When you fly to a mountain town and check into a hotel, you’re just a consumer. You appeared out of nowhere with a credit card and an itinerary. But when you arrive there after 3 days of cycling through valleys, over passes, through weather - you’ve earned your place there. You know the terrain intimately because you crossed it inch by inch.
The destination becomes meaningful because of the journey, not despite it. That viewpoint isn’t just beautiful - it’s beautiful and you worked for hours to get there. That meal tastes better because you’ve actually burned the calories to deserve it. That bed feels incredible because your body genuinely needs the rest.

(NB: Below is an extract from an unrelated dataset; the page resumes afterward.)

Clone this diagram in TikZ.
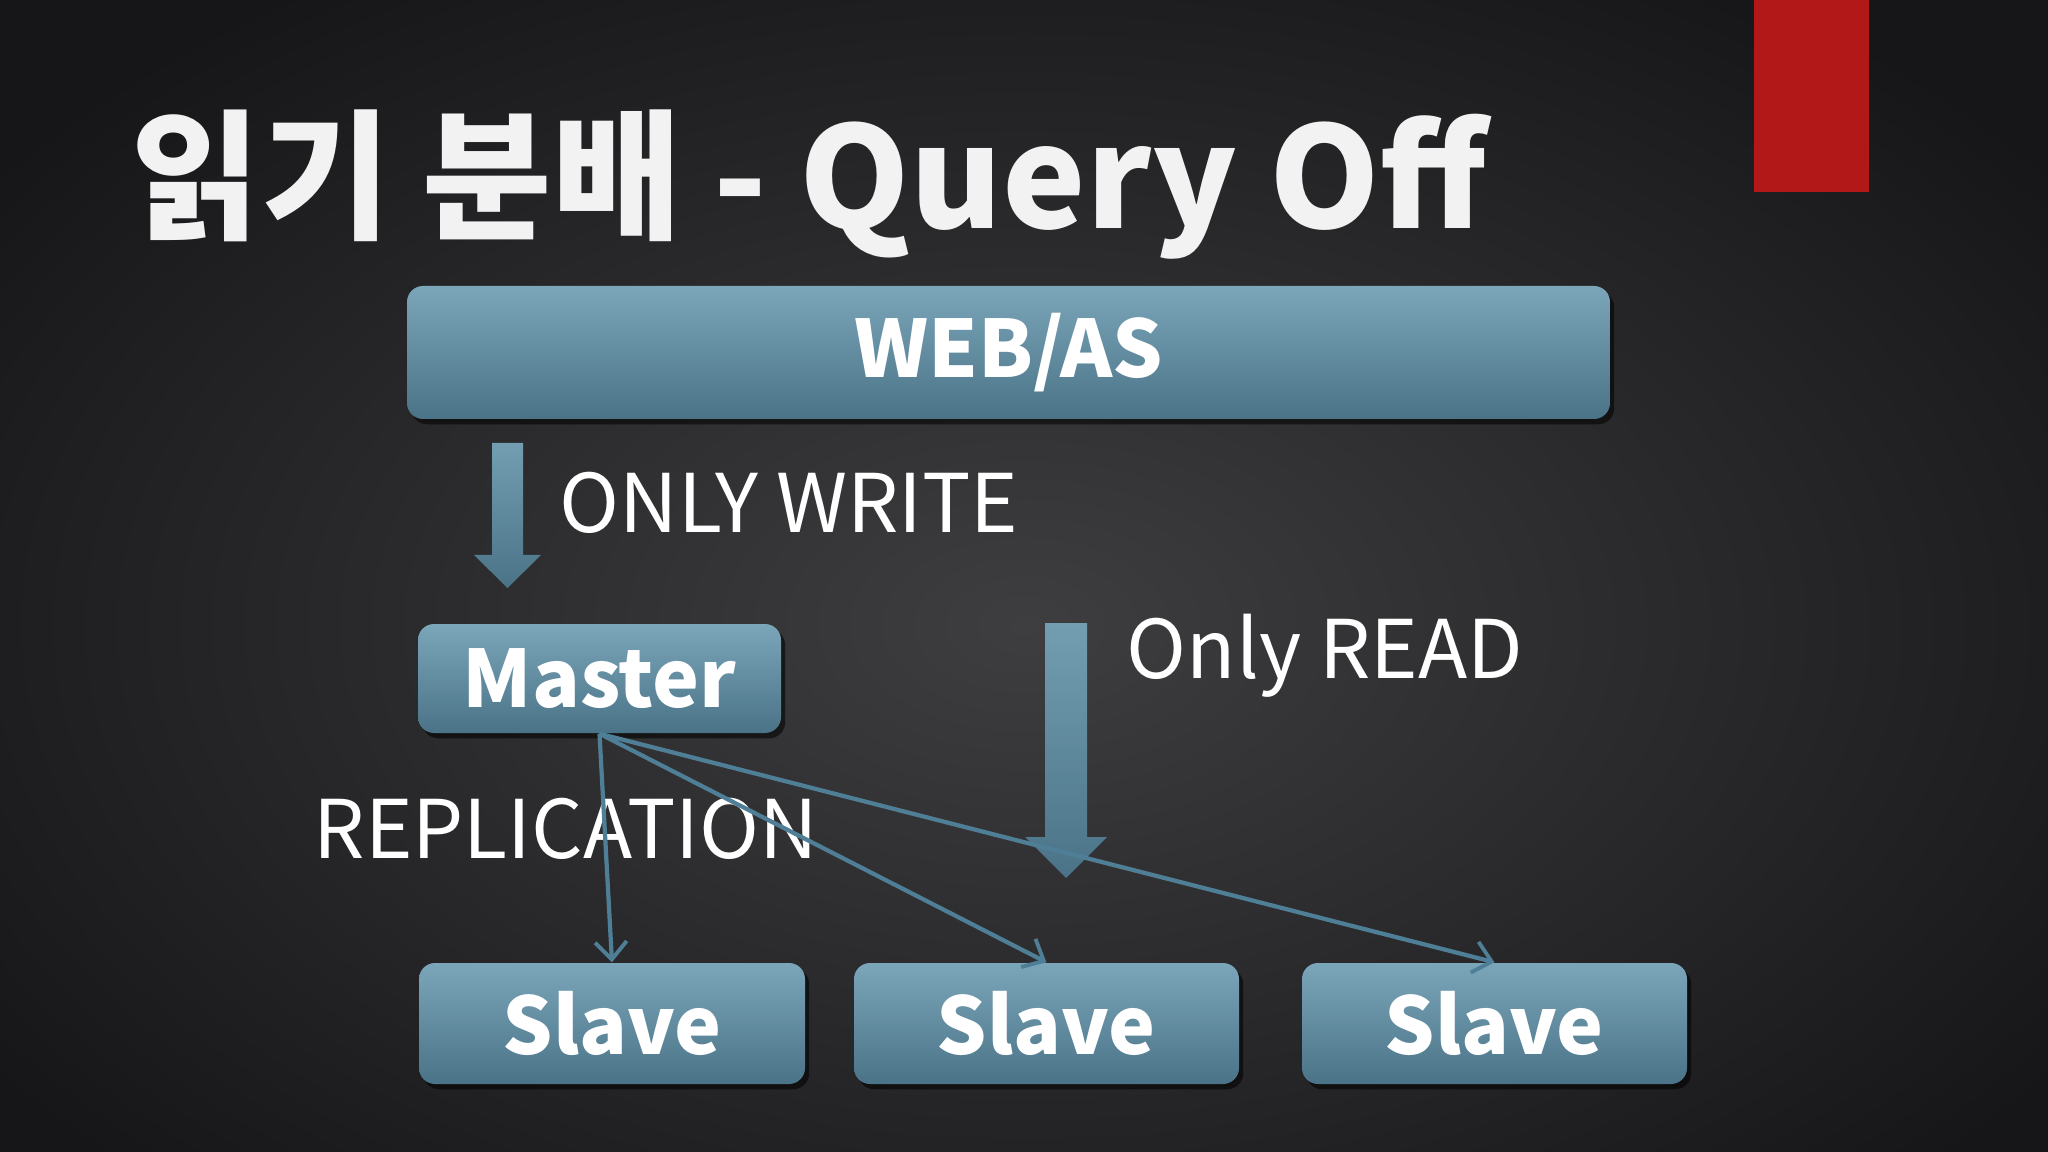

This changes your relationship with places. You’re not a tourist who parachuted in. You arrived the hard way, the old way, the way that requires you to understand the landscape. There’s a certain respect in that, both from locals and from yourself.
It also changes how you value the destination. When travel is cheap and easy, destinations become interchangeable. Another viewpoint, another photo opportunity, another item to check off the list. But when you’ve worked to get somewhere, when you’ve invested real physical effort and time, that place becomes irreplaceable. It’s not just a location anymore - it’s the culmination of a journey, the reward for persistence.
The earned arrival is about restoring meaning to both the journey and the destination. Neither can exist without the other. The destination gives purpose to the difficulty of the journey, and the difficulty of the journey gives weight to the arrival.
This is what gets lost when we optimize for efficiency, when we try to see as many places as possible in the shortest time. We end up with a collection of destinations that we haven’t really arrived at - we’ve just appeared there, taken our photos, and moved on. Nothing is earned, nothing is truly arrived at.
The satisfaction of the earned arrival isn’t about suffering for the sake of it. It’s about the deep contentment that comes from working toward something and then achieving it. From crossing real distance with your own effort. From knowing that you didn’t cheat the journey.